The much-anticipated preview of Marks & Spencer’s autumn 13 collection drew everyone’s focus to the quality of the range – but at what expense to the actual customer?
Belinda Earl and co clearly had a message to get across this week: quality, quality, quality. Having been criticized by everyone from consumers to suppliers in recent months, it’s clear the high street staple wanted people to know it had the foundations finally in place.
This is good common sense – if you can’t stop shoppers from complaining about holes and thin fabric, you will never tempt them back again. But it seems to me, and others in the industry I’ve spoken to, that the design team’s time would have been best spent focusing on the volume products that are destined to turn M&S around, rather than high end statement pieces costing hundreds of pounds.
This is the flip side of a focus on quality. Gilets costing £600; dresses for £400; trousers at £350; even coats at £300 felt at odds with what many felt was the second major issue M&S needed to iron out: its focus on the core customer.
Just who are these pieces aimed at? The heartland customer, used to spending £20 on a top or £30 on trousers is unlikely to give up 20-times that amount on an overgrown waistcoat. Equally the sort of person who would think nothing of dropping a few hundred pounds on a dress would probably not do in M&S.
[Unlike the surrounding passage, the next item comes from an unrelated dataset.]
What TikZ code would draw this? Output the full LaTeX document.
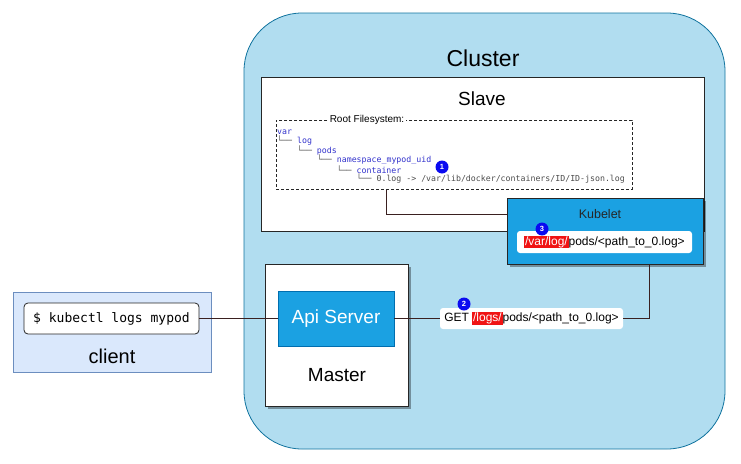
\documentclass[tikz,border=0pt]{standalone}
\usepackage{fontspec}
\setmainfont{Liberation Sans}
\setmonofont{DejaVu Sans Mono}
\usetikzlibrary{shadows}
\definecolor{clfill}{HTML}{B1DDF0}
\definecolor{cldraw}{HTML}{10739E}
\definecolor{clientfill}{HTML}{DAE8FC}
\definecolor{clientdraw}{HTML}{6C8EBF}
\definecolor{kblue}{HTML}{1BA1E2}
\definecolor{kbdraw}{HTML}{006EAF}
\definecolor{badgeblue}{HTML}{0A0AF0}
\definecolor{hred}{HTML}{F01414}
\definecolor{treeblue}{HTML}{3333CC}
\definecolor{treegray}{HTML}{555555}
\definecolor{wire}{HTML}{3A2020}
\newcommand{\redhl}[1]{{\setlength{\fboxsep}{0.8pt}\colorbox{hred}{\textcolor{white}{#1}}}}
\tikzset{
  sz/.style={font=\fontsize{#1}{#1}\selectfont},
  plainbox/.style={draw=black!85, fill=white, line width=0.8pt, inner sep=0},
  shad/.style={drop shadow={shadow xshift=2.5pt, shadow yshift=-2.5pt, fill=black, opacity=0.35}},
  treeline/.style={anchor=west, inner sep=0, font=\fontsize{8.25}{10}\ttfamily, text=treegray},
  badge/.style={circle, fill=badgeblue, text=white, inner sep=0, minimum size=13pt, font=\fontsize{7.5}{8}\bfseries},
  pill/.style={fill=white, rounded corners=3pt, inner sep=0, font=\fontsize{12}{14}\selectfont},
  wireline/.style={draw=wire, line width=0.8pt},
  lbl/.style={inner sep=0}
}
\begin{document}
\begin{tikzpicture}[x=1pt,y=-1pt]
\useasboundingbox (0,0) rectangle (741,463);
% cluster
\node[draw=cldraw, fill=clfill, rounded corners=58pt, minimum width=481, minimum height=436, line width=0.8pt, inner sep=0] (cluster) at (484.5,231) {};
\node[lbl, sz=23] (clusterlbl) at (483,58) {Cluster};
% slave
\node[plainbox, minimum width=443, minimum height=154] (slave) at (482.5,154) {};
\node[lbl, sz=19] (slavelbl) at (482,99) {Slave};
% root filesystem
\node[draw=black!85, dash pattern=on 3pt off 2pt, line width=0.8pt, minimum width=356, minimum height=69, inner sep=0] (rootfs) at (454,154.5) {};
\node[fill=white, inner sep=1.5pt, sz=10] (rflabel) at (367,120) {Root Filesystem:};
\node[treeline] (t0) at (277,132) {\textcolor{treeblue}{var}};
\node[treeline] (t1) at (277,141) {└── \textcolor{treeblue}{log}};
\node[treeline] (t2) at (296.9,150.5) {└── \textcolor{treeblue}{pods}};
\node[treeline] (t3) at (316.8,160) {└── \textcolor{treeblue}{namespace\_mypod\_uid}};
\node[treeline] (t4) at (336.6,169.5) {└── \textcolor{treeblue}{container}};
\node[treeline] (t5) at (356.5,179) {└── \textcolor{black!70}{0.log -> /var/lib/docker/containers/ID/ID-json.log}};
% kubelet
\coordinate (logpt) at (386,190);
\coordinate (kbw) at (507,214);
\draw[wireline] (logpt) |- (kbw);
\node[draw=black!85, fill=kblue, line width=0.8pt, minimum width=196, minimum height=66, inner sep=0, shad] (kubelet) at (605,231) {};
\node[lbl, sz=12.5, text=black!85] (kubeletlbl) at (600,214) {Kubelet};
\node[pill, minimum width=175, minimum height=22] (kbpath) at (604.5,242) {\redhl{/var/log/}pods/<path\_to\_0.log>};
% master
\node[plainbox, minimum width=143, minimum height=142, shad] (master) at (336.5,335) {};
\node[lbl, sz=19] (masterlbl) at (337,375) {Master};
\node[draw=kbdraw, fill=kblue, line width=0.8pt, minimum width=116, minimum height=55, inner sep=0, text=white, sz=19] (api) at (336,318.5) {Api Server};
% client
\node[draw=clientdraw, fill=clientfill, line width=0.8pt, minimum width=198, minimum height=80, inner sep=0] (client) at (112,332) {};
\node[draw=black!85, fill=white, rounded corners=4pt, line width=0.8pt, minimum width=175, minimum height=31, inner sep=0, font=\fontsize{13}{15}\ttfamily] (cmd) at (111.5,318.5) {\$ kubectl logs mypod};
\node[lbl, sz=20] (clientlbl) at (112,356) {client};
% GET label
\node[pill, minimum width=183, minimum height=21] (get) at (531.5,318.5) {GET \redhl{/logs/}pods/<path\_to\_0.log>};
% connectors
\coordinate (kbin) at (649,264);
\draw[wireline] (cmd.east) -- (api.west);
\draw[wireline] (api.east) -- (get.west);
\draw[wireline] (get.east) -| (kbin);
% badges
\node[badge] (b1) at (442,167) {1};
\node[badge] (b2) at (464,304) {2};
\node[badge] (b3) at (542,229) {3};
\end{tikzpicture}
\end{document}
Consumer spend is, of course, not just about quality of the garment but perceived quality of the brand name and despite Marc Bolland’s many references to Selfridges at the launch event, his business is just not in that bracket.
Obviously these items are not expected to sell in droves, and are designed to create excitement around the range the will filter down to the less expensive items. But this is crunch time for M&S and its team should have been spending all its time and energy getting the fundamentals (including the store environment) right before tinkering around with the cherry on top.
Once the hype from the launch dies down, it is the shopper who will have to be convinced. I hope enough has been done on the volume side of the business for M&S to have done that.